Read the material below. Count the lines containing "this" and give that count alone.

--- start of Dataset rows ---

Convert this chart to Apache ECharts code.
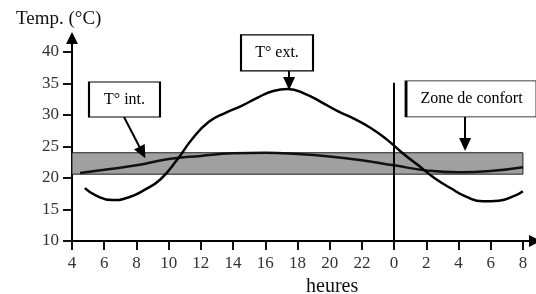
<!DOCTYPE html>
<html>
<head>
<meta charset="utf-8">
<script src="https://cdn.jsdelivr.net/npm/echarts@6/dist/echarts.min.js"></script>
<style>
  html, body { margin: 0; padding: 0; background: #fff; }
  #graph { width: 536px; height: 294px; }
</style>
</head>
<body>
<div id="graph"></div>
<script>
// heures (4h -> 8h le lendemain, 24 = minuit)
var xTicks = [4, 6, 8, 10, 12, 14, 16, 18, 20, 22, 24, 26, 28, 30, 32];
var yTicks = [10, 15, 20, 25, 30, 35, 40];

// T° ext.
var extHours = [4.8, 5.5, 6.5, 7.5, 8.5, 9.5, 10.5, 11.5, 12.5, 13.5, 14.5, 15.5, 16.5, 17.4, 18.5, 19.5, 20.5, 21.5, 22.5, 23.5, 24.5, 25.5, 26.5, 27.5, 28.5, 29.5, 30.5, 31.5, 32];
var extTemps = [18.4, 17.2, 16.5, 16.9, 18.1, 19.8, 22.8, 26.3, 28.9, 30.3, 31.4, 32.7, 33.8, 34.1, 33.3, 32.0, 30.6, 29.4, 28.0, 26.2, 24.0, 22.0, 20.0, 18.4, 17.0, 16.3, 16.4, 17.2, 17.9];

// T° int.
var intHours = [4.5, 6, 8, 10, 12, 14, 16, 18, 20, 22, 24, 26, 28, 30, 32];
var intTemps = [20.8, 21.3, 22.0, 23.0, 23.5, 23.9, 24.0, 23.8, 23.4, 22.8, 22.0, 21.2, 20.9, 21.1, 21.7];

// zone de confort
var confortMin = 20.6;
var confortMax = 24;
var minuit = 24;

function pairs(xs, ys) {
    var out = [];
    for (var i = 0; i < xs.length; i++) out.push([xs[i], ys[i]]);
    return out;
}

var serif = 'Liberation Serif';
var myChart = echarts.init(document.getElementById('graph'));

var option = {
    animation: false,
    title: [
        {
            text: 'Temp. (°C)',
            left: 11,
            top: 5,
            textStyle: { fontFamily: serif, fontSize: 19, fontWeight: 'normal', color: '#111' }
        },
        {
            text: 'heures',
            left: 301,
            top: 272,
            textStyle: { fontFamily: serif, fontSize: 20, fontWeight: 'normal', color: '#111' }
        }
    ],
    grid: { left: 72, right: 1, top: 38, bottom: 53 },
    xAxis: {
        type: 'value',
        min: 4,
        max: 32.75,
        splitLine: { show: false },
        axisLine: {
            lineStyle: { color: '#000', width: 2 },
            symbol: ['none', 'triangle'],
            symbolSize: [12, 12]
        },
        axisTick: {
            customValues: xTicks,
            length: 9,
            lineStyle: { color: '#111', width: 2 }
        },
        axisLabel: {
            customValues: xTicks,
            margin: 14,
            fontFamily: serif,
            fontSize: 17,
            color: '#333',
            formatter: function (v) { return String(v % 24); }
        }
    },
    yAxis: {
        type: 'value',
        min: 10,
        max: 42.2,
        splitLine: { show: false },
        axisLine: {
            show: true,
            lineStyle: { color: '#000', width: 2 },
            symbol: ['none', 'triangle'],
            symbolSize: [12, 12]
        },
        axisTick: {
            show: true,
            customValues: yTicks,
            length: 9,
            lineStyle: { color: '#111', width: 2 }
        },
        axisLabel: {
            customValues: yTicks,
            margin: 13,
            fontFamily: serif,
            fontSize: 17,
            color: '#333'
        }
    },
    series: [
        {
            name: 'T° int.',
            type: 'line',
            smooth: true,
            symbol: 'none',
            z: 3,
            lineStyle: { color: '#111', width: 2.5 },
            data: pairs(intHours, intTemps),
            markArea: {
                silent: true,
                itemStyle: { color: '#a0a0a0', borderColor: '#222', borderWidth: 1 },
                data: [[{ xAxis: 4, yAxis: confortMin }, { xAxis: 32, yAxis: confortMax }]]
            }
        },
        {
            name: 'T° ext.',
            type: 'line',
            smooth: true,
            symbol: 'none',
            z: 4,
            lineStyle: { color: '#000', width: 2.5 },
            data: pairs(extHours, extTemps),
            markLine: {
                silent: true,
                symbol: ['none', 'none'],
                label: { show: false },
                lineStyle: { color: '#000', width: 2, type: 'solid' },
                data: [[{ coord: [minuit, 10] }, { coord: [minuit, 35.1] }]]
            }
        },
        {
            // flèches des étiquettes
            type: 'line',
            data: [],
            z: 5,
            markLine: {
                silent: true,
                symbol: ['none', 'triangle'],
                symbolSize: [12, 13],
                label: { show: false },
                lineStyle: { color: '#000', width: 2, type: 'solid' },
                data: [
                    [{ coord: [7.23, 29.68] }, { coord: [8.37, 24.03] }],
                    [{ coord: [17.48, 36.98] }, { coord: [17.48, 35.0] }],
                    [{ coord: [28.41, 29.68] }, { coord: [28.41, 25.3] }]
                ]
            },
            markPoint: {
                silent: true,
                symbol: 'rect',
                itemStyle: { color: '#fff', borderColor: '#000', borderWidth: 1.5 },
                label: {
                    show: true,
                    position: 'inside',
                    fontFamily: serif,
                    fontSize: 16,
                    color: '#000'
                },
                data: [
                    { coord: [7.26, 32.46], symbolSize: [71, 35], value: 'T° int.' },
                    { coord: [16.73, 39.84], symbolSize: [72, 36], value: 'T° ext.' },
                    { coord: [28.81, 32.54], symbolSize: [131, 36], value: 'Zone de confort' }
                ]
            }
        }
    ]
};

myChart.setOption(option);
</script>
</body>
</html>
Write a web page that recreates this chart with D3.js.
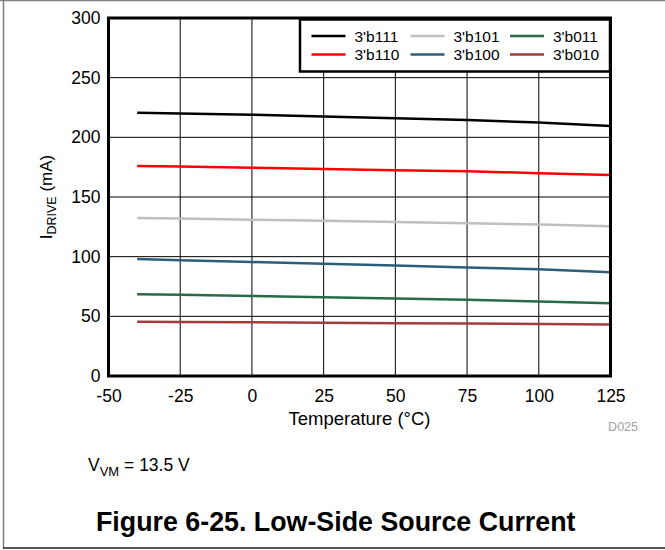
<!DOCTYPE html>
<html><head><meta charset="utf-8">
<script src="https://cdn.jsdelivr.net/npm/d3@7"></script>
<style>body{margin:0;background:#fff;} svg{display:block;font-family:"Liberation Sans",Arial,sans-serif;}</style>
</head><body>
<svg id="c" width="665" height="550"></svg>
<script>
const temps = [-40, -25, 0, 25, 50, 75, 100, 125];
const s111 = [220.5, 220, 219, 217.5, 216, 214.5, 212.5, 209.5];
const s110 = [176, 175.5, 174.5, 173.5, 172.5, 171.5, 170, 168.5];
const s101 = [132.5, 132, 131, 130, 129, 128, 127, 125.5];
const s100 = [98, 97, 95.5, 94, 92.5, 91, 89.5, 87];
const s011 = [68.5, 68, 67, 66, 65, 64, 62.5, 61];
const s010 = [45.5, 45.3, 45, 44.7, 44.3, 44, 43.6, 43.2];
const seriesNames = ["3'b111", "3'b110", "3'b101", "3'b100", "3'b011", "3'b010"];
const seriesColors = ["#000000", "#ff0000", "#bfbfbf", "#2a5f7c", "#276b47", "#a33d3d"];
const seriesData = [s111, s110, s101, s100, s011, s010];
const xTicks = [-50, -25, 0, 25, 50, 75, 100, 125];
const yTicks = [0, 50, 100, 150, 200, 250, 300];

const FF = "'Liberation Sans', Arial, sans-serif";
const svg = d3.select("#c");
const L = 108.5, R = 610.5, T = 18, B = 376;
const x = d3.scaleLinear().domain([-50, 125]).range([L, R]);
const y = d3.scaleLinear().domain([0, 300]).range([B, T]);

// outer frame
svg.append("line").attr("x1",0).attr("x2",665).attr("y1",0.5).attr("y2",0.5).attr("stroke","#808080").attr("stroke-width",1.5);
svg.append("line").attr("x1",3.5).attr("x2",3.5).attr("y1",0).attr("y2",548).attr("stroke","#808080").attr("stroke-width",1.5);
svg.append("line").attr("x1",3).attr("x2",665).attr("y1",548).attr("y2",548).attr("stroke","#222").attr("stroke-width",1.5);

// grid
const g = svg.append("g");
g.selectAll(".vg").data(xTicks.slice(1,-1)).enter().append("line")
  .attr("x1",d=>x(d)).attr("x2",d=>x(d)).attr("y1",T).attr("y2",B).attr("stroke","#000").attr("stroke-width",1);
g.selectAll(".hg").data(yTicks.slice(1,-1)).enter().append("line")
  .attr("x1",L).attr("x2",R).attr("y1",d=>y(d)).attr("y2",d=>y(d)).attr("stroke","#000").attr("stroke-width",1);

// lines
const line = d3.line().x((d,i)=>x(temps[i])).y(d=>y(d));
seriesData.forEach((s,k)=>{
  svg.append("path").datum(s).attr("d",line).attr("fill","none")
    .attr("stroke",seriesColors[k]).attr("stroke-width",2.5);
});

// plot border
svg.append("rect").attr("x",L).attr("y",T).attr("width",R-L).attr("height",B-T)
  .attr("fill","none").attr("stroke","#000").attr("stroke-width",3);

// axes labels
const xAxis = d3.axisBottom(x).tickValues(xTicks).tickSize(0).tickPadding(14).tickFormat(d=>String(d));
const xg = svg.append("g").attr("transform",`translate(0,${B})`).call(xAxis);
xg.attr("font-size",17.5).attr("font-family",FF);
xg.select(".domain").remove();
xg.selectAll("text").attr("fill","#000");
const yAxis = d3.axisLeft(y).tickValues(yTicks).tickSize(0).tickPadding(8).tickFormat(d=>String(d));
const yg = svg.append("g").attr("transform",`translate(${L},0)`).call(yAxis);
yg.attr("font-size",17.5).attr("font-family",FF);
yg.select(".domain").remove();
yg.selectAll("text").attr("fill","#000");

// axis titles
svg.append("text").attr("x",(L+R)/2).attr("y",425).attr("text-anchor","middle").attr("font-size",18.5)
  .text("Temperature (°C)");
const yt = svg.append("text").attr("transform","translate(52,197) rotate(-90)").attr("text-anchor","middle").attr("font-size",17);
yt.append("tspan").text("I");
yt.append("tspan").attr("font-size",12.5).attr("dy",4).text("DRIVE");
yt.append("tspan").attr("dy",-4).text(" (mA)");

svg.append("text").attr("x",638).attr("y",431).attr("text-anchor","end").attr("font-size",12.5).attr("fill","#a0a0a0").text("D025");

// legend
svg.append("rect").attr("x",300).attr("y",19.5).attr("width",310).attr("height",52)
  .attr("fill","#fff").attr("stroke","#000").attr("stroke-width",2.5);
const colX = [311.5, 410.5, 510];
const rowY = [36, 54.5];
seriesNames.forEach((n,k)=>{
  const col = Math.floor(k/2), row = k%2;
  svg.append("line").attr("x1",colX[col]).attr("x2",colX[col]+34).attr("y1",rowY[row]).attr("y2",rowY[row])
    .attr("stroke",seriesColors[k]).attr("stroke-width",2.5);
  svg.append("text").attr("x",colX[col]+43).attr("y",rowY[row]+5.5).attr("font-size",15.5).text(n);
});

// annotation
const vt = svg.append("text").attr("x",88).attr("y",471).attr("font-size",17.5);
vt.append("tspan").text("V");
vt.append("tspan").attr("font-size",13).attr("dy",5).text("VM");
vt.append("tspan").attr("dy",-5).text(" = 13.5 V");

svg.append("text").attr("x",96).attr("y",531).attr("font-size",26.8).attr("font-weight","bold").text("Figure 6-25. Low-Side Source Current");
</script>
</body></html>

--- end of Dataset rows ---

Written response:
2